- _Data segment_:

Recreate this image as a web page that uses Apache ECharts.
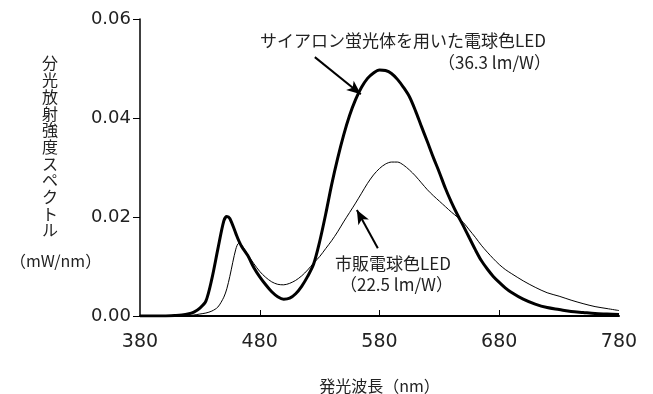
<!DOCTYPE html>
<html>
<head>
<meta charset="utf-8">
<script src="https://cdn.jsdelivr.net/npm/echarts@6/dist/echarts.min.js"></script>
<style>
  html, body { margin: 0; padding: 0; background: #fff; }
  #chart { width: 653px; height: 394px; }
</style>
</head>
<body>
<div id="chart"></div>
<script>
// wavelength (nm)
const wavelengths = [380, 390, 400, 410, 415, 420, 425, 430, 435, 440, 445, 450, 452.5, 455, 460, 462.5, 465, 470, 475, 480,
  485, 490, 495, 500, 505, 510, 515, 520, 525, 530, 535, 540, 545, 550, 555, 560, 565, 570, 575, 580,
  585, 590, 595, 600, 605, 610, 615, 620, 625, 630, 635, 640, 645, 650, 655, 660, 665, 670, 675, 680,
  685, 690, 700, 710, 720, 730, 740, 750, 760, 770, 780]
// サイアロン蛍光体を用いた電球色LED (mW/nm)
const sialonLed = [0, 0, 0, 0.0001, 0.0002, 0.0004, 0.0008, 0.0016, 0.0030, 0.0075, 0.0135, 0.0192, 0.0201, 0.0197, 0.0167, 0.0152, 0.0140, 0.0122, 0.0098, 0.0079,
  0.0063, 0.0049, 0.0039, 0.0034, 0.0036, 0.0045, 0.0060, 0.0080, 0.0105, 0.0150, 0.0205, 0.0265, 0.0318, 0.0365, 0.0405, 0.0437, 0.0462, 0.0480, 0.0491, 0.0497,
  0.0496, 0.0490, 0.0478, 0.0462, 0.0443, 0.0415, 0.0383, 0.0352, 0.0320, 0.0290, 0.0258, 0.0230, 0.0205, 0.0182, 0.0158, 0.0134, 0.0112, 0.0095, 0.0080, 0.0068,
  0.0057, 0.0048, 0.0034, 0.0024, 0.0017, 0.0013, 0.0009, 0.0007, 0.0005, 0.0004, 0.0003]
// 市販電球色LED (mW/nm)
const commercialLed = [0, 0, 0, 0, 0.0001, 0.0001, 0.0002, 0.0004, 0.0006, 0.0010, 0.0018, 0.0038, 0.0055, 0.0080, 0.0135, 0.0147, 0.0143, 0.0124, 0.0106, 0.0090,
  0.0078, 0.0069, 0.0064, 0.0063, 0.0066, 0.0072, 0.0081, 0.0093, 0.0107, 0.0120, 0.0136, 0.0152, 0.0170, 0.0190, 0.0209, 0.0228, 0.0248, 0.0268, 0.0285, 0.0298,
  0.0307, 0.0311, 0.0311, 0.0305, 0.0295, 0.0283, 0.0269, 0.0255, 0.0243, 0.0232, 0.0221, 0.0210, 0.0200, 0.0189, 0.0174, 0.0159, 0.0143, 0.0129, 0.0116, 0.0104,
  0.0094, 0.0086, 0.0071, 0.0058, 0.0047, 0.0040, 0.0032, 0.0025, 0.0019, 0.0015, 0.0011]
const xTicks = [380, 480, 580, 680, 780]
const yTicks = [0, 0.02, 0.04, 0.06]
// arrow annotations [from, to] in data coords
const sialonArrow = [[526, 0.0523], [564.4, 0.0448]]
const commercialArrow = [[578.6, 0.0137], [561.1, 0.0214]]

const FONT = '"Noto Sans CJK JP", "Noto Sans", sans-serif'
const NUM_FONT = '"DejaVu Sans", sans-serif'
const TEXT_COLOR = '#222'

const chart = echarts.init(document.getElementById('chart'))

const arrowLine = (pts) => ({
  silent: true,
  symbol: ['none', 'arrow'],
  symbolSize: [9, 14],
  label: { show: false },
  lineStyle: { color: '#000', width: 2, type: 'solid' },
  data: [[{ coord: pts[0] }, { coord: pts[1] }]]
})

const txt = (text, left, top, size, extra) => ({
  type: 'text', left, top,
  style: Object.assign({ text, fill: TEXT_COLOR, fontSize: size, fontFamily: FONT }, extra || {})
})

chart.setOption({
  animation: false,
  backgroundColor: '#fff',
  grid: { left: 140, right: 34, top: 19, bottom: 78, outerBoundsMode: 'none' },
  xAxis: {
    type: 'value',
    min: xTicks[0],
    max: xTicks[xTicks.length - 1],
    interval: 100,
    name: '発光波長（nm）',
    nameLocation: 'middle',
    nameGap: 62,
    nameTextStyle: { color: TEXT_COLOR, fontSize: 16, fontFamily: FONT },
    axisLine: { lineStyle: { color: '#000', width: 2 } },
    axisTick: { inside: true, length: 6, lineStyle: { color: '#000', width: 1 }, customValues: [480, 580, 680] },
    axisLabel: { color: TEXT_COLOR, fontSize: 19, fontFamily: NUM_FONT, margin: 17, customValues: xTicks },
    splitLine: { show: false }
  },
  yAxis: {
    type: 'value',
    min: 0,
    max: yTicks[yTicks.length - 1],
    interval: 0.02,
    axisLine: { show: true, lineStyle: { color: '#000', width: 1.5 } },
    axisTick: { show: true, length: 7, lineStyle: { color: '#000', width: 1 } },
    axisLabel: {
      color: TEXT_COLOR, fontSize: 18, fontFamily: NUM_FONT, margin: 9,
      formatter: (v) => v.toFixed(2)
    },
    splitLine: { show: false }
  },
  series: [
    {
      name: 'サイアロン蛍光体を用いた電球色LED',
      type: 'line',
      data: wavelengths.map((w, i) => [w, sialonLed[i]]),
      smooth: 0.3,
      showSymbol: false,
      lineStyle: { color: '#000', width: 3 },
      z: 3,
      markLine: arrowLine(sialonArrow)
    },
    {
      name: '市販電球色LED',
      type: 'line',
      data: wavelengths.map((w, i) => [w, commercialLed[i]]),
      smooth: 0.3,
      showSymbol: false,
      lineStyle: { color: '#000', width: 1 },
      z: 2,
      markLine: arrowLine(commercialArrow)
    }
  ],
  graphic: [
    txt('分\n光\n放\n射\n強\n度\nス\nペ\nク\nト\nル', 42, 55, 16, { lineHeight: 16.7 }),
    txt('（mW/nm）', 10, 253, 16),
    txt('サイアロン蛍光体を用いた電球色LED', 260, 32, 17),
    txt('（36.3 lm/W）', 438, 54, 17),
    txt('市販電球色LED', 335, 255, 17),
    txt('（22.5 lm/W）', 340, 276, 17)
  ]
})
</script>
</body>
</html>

- _What is being asked_: Quote all the lines above exactly as given. Do not include the pictures.

- _Full solution_:
Recreate this image as a web page that uses Apache ECharts.
<!DOCTYPE html>
<html>
<head>
<meta charset="utf-8">
<script src="https://cdn.jsdelivr.net/npm/echarts@6/dist/echarts.min.js"></script>
<style>
  html, body { margin: 0; padding: 0; background: #fff; }
  #chart { width: 653px; height: 394px; }
</style>
</head>
<body>
<div id="chart"></div>
<script>
// wavelength (nm)
const wavelengths = [380, 390, 400, 410, 415, 420, 425, 430, 435, 440, 445, 450, 452.5, 455, 460, 462.5, 465, 470, 475, 480,
  485, 490, 495, 500, 505, 510, 515, 520, 525, 530, 535, 540, 545, 550, 555, 560, 565, 570, 575, 580,
  585, 590, 595, 600, 605, 610, 615, 620, 625, 630, 635, 640, 645, 650, 655, 660, 665, 670, 675, 680,
  685, 690, 700, 710, 720, 730, 740, 750, 760, 770, 780]
// サイアロン蛍光体を用いた電球色LED (mW/nm)
const sialonLed = [0, 0, 0, 0.0001, 0.0002, 0.0004, 0.0008, 0.0016, 0.0030, 0.0075, 0.0135, 0.0192, 0.0201, 0.0197, 0.0167, 0.0152, 0.0140, 0.0122, 0.0098, 0.0079,
  0.0063, 0.0049, 0.0039, 0.0034, 0.0036, 0.0045, 0.0060, 0.0080, 0.0105, 0.0150, 0.0205, 0.0265, 0.0318, 0.0365, 0.0405, 0.0437, 0.0462, 0.0480, 0.0491, 0.0497,
  0.0496, 0.0490, 0.0478, 0.0462, 0.0443, 0.0415, 0.0383, 0.0352, 0.0320, 0.0290, 0.0258, 0.0230, 0.0205, 0.0182, 0.0158, 0.0134, 0.0112, 0.0095, 0.0080, 0.0068,
  0.0057, 0.0048, 0.0034, 0.0024, 0.0017, 0.0013, 0.0009, 0.0007, 0.0005, 0.0004, 0.0003]
// 市販電球色LED (mW/nm)
const commercialLed = [0, 0, 0, 0, 0.0001, 0.0001, 0.0002, 0.0004, 0.0006, 0.0010, 0.0018, 0.0038, 0.0055, 0.0080, 0.0135, 0.0147, 0.0143, 0.0124, 0.0106, 0.0090,
  0.0078, 0.0069, 0.0064, 0.0063, 0.0066, 0.0072, 0.0081, 0.0093, 0.0107, 0.0120, 0.0136, 0.0152, 0.0170, 0.0190, 0.0209, 0.0228, 0.0248, 0.0268, 0.0285, 0.0298,
  0.0307, 0.0311, 0.0311, 0.0305, 0.0295, 0.0283, 0.0269, 0.0255, 0.0243, 0.0232, 0.0221, 0.0210, 0.0200, 0.0189, 0.0174, 0.0159, 0.0143, 0.0129, 0.0116, 0.0104,
  0.0094, 0.0086, 0.0071, 0.0058, 0.0047, 0.0040, 0.0032, 0.0025, 0.0019, 0.0015, 0.0011]
const xTicks = [380, 480, 580, 680, 780]
const yTicks = [0, 0.02, 0.04, 0.06]
// arrow annotations [from, to] in data coords
const sialonArrow = [[526, 0.0523], [564.4, 0.0448]]
const commercialArrow = [[578.6, 0.0137], [561.1, 0.0214]]

const FONT = '"Noto Sans CJK JP", "Noto Sans", sans-serif'
const NUM_FONT = '"DejaVu Sans", sans-serif'
const TEXT_COLOR = '#222'

const chart = echarts.init(document.getElementById('chart'))

const arrowLine = (pts) => ({
  silent: true,
  symbol: ['none', 'arrow'],
  symbolSize: [9, 14],
  label: { show: false },
  lineStyle: { color: '#000', width: 2, type: 'solid' },
  data: [[{ coord: pts[0] }, { coord: pts[1] }]]
})

const txt = (text, left, top, size, extra) => ({
  type: 'text', left, top,
  style: Object.assign({ text, fill: TEXT_COLOR, fontSize: size, fontFamily: FONT }, extra || {})
})

chart.setOption({
  animation: false,
  backgroundColor: '#fff',
  grid: { left: 140, right: 34, top: 19, bottom: 78, outerBoundsMode: 'none' },
  xAxis: {
    type: 'value',
    min: xTicks[0],
    max: xTicks[xTicks.length - 1],
    interval: 100,
    name: '発光波長（nm）',
    nameLocation: 'middle',
    nameGap: 62,
    nameTextStyle: { color: TEXT_COLOR, fontSize: 16, fontFamily: FONT },
    axisLine: { lineStyle: { color: '#000', width: 2 } },
    axisTick: { inside: true, length: 6, lineStyle: { color: '#000', width: 1 }, customValues: [480, 580, 680] },
    axisLabel: { color: TEXT_COLOR, fontSize: 19, fontFamily: NUM_FONT, margin: 17, customValues: xTicks },
    splitLine: { show: false }
  },
  yAxis: {
    type: 'value',
    min: 0,
    max: yTicks[yTicks.length - 1],
    interval: 0.02,
    axisLine: { show: true, lineStyle: { color: '#000', width: 1.5 } },
    axisTick: { show: true, length: 7, lineStyle: { color: '#000', width: 1 } },
    axisLabel: {
      color: TEXT_COLOR, fontSize: 18, fontFamily: NUM_FONT, margin: 9,
      formatter: (v) => v.toFixed(2)
    },
    splitLine: { show: false }
  },
  series: [
    {
      name: 'サイアロン蛍光体を用いた電球色LED',
      type: 'line',
      data: wavelengths.map((w, i) => [w, sialonLed[i]]),
      smooth: 0.3,
      showSymbol: false,
      lineStyle: { color: '#000', width: 3 },
      z: 3,
      markLine: arrowLine(sialonArrow)
    },
    {
      name: '市販電球色LED',
      type: 'line',
      data: wavelengths.map((w, i) => [w, commercialLed[i]]),
      smooth: 0.3,
      showSymbol: false,
      lineStyle: { color: '#000', width: 1 },
      z: 2,
      markLine: arrowLine(commercialArrow)
    }
  ],
  graphic: [
    txt('分\n光\n放\n射\n強\n度\nス\nペ\nク\nト\nル', 42, 55, 16, { lineHeight: 16.7 }),
    txt('（mW/nm）', 10, 253, 16),
    txt('サイアロン蛍光体を用いた電球色LED', 260, 32, 17),
    txt('（36.3 lm/W）', 438, 54, 17),
    txt('市販電球色LED', 335, 255, 17),
    txt('（22.5 lm/W）', 340, 276, 17)
  ]
})
</script>
</body>
</html>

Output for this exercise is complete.